**WHAT THE TASK ASKS**
Reproduce from the records below, with no pictures, exactly the lines between the one containing "Output the Python" and the one containing "ax2 = px_axes(106.7, 454, 228.3, 369.3)", inclusive.
◆ ◆ ◆ ◆ ◆
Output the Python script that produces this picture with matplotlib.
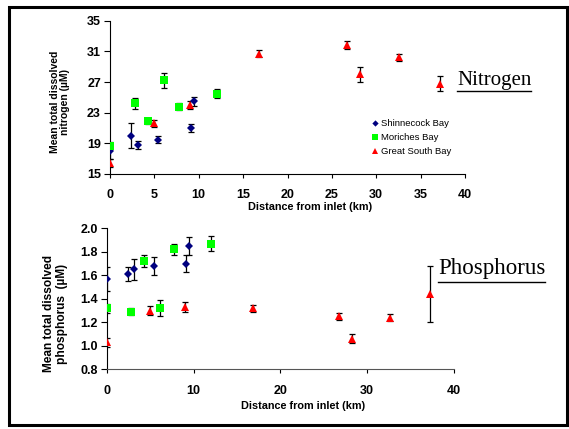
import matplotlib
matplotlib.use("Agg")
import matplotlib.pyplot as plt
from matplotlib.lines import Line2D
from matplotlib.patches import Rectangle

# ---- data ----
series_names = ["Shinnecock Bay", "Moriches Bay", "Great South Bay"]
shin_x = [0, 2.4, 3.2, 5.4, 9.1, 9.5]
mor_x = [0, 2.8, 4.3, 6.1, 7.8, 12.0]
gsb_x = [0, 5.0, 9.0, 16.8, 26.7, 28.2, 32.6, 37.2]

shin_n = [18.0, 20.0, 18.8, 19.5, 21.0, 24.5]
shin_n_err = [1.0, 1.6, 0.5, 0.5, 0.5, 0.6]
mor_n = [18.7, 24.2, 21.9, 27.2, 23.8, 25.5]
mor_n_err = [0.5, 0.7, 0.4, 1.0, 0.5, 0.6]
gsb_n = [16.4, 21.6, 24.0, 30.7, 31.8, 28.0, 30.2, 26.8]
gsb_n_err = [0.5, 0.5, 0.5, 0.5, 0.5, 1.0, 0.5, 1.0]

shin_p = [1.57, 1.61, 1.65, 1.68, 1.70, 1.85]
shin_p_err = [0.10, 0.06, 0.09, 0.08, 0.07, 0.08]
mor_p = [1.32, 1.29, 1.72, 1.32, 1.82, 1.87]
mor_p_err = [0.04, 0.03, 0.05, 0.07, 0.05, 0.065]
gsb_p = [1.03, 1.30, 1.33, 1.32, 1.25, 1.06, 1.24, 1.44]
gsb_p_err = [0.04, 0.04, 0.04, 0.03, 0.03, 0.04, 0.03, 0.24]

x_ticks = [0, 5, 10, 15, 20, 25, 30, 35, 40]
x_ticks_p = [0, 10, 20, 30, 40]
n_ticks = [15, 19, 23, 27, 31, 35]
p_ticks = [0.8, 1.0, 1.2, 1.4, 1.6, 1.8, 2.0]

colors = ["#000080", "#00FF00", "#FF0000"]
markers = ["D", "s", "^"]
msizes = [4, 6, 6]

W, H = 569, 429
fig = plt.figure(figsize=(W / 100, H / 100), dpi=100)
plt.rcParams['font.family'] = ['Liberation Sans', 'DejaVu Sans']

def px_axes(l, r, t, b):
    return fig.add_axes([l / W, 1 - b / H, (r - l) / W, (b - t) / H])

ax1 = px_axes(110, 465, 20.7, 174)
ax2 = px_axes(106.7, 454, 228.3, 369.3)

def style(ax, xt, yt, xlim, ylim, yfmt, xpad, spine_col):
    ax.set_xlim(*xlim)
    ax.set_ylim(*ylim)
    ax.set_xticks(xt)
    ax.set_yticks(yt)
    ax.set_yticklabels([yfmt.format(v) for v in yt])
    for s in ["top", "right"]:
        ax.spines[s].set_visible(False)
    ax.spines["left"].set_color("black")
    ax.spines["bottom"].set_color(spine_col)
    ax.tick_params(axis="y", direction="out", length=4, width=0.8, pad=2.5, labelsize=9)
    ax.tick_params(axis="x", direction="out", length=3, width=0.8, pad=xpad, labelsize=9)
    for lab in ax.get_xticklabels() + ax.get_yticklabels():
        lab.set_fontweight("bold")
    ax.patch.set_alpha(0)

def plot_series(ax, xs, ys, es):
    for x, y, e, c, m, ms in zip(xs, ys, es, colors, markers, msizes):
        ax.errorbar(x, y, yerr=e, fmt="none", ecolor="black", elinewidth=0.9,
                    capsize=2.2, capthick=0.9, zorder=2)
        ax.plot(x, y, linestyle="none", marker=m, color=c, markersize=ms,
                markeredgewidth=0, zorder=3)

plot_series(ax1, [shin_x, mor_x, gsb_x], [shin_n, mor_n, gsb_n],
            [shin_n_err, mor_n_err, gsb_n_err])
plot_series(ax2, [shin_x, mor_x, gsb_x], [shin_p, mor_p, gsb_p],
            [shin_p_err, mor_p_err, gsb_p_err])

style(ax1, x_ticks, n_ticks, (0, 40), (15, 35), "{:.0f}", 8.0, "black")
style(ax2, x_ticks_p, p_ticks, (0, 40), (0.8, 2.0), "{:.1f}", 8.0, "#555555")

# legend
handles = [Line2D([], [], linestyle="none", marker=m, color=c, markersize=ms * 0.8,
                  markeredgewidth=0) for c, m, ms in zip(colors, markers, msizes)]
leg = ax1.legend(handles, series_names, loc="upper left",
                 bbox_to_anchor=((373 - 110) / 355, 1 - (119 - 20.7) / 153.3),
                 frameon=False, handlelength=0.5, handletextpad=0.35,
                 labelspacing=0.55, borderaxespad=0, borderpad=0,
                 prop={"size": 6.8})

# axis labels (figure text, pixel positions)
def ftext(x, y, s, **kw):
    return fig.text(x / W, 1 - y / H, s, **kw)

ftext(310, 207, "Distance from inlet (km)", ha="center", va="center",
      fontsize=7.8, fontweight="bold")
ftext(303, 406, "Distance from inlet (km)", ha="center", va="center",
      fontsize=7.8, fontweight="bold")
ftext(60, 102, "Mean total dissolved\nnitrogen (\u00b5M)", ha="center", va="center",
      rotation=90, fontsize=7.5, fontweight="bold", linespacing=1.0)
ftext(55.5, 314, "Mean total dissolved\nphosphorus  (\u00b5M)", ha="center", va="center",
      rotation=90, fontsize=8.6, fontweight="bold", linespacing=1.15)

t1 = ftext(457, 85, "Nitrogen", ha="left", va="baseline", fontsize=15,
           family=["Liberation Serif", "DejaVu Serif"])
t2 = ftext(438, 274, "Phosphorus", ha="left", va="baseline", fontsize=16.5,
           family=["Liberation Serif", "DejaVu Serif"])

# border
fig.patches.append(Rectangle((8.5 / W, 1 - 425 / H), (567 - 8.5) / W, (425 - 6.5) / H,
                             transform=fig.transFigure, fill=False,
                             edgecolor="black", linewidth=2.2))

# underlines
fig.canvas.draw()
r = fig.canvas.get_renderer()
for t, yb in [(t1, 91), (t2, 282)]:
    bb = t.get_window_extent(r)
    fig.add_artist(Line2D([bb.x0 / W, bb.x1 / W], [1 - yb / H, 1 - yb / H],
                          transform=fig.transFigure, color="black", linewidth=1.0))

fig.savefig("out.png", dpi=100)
◆ ◆ ◆ ◆ ◆
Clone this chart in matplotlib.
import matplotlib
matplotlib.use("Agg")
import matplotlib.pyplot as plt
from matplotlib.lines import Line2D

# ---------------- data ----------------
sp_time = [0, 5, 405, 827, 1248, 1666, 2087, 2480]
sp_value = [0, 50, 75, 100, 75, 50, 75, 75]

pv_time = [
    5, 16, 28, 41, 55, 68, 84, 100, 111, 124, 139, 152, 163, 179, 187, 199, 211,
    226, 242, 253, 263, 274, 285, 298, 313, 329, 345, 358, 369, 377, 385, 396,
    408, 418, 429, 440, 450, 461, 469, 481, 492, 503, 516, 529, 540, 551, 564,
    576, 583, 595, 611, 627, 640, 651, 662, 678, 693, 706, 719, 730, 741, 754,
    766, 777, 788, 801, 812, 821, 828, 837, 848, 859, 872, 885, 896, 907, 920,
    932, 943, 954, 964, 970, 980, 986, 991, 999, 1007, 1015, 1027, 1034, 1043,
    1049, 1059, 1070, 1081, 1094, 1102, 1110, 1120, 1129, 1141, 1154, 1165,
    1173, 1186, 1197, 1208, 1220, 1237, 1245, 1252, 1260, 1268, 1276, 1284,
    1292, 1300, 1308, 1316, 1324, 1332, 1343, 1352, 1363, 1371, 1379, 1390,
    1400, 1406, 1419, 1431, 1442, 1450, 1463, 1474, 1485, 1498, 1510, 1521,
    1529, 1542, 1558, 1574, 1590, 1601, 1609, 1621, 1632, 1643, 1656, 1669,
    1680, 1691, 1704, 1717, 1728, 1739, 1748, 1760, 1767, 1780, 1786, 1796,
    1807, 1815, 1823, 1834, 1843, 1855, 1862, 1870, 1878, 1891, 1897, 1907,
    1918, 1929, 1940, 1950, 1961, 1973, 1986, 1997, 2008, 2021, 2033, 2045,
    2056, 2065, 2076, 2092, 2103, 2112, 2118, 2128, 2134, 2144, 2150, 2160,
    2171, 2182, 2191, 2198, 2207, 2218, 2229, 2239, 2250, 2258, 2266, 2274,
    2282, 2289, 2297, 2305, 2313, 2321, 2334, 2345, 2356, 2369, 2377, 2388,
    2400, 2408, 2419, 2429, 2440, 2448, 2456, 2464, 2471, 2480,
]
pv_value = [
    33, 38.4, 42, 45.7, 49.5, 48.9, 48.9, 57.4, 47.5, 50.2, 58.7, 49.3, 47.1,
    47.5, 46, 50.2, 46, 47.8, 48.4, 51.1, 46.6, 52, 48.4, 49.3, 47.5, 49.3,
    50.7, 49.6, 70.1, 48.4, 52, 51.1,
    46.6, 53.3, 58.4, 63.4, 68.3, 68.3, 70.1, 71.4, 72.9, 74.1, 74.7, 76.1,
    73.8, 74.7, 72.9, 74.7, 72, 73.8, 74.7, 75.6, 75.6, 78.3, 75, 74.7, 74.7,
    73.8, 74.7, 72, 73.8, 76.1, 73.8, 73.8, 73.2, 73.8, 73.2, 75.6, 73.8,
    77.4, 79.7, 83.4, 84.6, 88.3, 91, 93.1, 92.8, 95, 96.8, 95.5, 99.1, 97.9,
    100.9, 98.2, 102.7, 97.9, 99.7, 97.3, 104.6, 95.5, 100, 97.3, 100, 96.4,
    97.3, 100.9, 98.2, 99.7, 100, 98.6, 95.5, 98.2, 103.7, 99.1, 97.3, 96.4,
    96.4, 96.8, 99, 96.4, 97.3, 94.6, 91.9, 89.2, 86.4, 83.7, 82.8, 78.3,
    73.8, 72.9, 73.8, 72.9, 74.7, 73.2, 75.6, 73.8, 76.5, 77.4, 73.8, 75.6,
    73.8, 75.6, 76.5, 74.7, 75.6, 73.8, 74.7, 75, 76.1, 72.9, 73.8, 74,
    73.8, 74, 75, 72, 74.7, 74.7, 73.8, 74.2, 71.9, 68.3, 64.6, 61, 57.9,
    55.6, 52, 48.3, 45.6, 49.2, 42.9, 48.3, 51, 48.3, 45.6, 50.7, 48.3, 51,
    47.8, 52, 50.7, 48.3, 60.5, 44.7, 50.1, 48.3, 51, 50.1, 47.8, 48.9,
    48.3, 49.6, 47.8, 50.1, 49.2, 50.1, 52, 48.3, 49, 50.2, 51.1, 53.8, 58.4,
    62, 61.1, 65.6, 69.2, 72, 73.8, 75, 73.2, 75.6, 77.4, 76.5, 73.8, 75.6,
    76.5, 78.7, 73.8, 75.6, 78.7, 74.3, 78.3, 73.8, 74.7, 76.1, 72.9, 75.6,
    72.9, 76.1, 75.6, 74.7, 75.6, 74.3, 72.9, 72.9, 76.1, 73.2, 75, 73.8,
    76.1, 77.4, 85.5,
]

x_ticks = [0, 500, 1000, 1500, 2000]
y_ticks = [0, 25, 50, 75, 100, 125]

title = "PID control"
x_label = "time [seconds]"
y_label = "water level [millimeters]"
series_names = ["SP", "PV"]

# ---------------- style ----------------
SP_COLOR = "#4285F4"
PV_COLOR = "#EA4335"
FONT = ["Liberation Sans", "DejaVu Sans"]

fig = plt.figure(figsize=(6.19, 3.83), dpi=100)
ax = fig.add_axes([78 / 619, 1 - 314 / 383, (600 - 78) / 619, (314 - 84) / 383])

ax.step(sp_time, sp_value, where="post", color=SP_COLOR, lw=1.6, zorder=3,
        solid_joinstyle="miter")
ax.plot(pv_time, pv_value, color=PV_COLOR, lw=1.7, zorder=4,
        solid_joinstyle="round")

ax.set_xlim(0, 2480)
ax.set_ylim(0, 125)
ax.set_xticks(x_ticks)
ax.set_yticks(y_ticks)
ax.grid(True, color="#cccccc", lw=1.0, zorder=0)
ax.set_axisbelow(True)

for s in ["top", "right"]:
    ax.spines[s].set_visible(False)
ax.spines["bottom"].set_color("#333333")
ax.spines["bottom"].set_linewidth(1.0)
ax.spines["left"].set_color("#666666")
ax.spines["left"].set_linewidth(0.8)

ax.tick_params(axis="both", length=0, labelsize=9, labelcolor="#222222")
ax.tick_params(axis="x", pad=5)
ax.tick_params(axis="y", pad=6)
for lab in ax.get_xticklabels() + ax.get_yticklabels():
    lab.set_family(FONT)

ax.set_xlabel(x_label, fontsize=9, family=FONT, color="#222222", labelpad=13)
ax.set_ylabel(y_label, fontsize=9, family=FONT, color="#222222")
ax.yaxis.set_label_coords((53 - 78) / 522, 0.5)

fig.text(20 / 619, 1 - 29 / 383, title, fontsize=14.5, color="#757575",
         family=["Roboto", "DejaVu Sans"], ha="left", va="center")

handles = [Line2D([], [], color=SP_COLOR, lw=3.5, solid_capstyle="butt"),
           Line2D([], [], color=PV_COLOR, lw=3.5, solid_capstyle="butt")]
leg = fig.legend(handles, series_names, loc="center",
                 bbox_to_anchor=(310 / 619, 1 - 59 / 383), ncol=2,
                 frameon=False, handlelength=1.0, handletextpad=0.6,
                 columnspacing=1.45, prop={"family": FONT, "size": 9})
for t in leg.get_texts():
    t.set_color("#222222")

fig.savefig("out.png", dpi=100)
◆ ◆ ◆ ◆ ◆
**FINAL RESULT**
Output the Python script that produces this picture with matplotlib.
import matplotlib
matplotlib.use("Agg")
import matplotlib.pyplot as plt
from matplotlib.lines import Line2D
from matplotlib.patches import Rectangle

# ---- data ----
series_names = ["Shinnecock Bay", "Moriches Bay", "Great South Bay"]
shin_x = [0, 2.4, 3.2, 5.4, 9.1, 9.5]
mor_x = [0, 2.8, 4.3, 6.1, 7.8, 12.0]
gsb_x = [0, 5.0, 9.0, 16.8, 26.7, 28.2, 32.6, 37.2]

shin_n = [18.0, 20.0, 18.8, 19.5, 21.0, 24.5]
shin_n_err = [1.0, 1.6, 0.5, 0.5, 0.5, 0.6]
mor_n = [18.7, 24.2, 21.9, 27.2, 23.8, 25.5]
mor_n_err = [0.5, 0.7, 0.4, 1.0, 0.5, 0.6]
gsb_n = [16.4, 21.6, 24.0, 30.7, 31.8, 28.0, 30.2, 26.8]
gsb_n_err = [0.5, 0.5, 0.5, 0.5, 0.5, 1.0, 0.5, 1.0]

shin_p = [1.57, 1.61, 1.65, 1.68, 1.70, 1.85]
shin_p_err = [0.10, 0.06, 0.09, 0.08, 0.07, 0.08]
mor_p = [1.32, 1.29, 1.72, 1.32, 1.82, 1.87]
mor_p_err = [0.04, 0.03, 0.05, 0.07, 0.05, 0.065]
gsb_p = [1.03, 1.30, 1.33, 1.32, 1.25, 1.06, 1.24, 1.44]
gsb_p_err = [0.04, 0.04, 0.04, 0.03, 0.03, 0.04, 0.03, 0.24]

x_ticks = [0, 5, 10, 15, 20, 25, 30, 35, 40]
x_ticks_p = [0, 10, 20, 30, 40]
n_ticks = [15, 19, 23, 27, 31, 35]
p_ticks = [0.8, 1.0, 1.2, 1.4, 1.6, 1.8, 2.0]

colors = ["#000080", "#00FF00", "#FF0000"]
markers = ["D", "s", "^"]
msizes = [4, 6, 6]

W, H = 569, 429
fig = plt.figure(figsize=(W / 100, H / 100), dpi=100)
plt.rcParams['font.family'] = ['Liberation Sans', 'DejaVu Sans']

def px_axes(l, r, t, b):
    return fig.add_axes([l / W, 1 - b / H, (r - l) / W, (b - t) / H])

ax1 = px_axes(110, 465, 20.7, 174)
ax2 = px_axes(106.7, 454, 228.3, 369.3)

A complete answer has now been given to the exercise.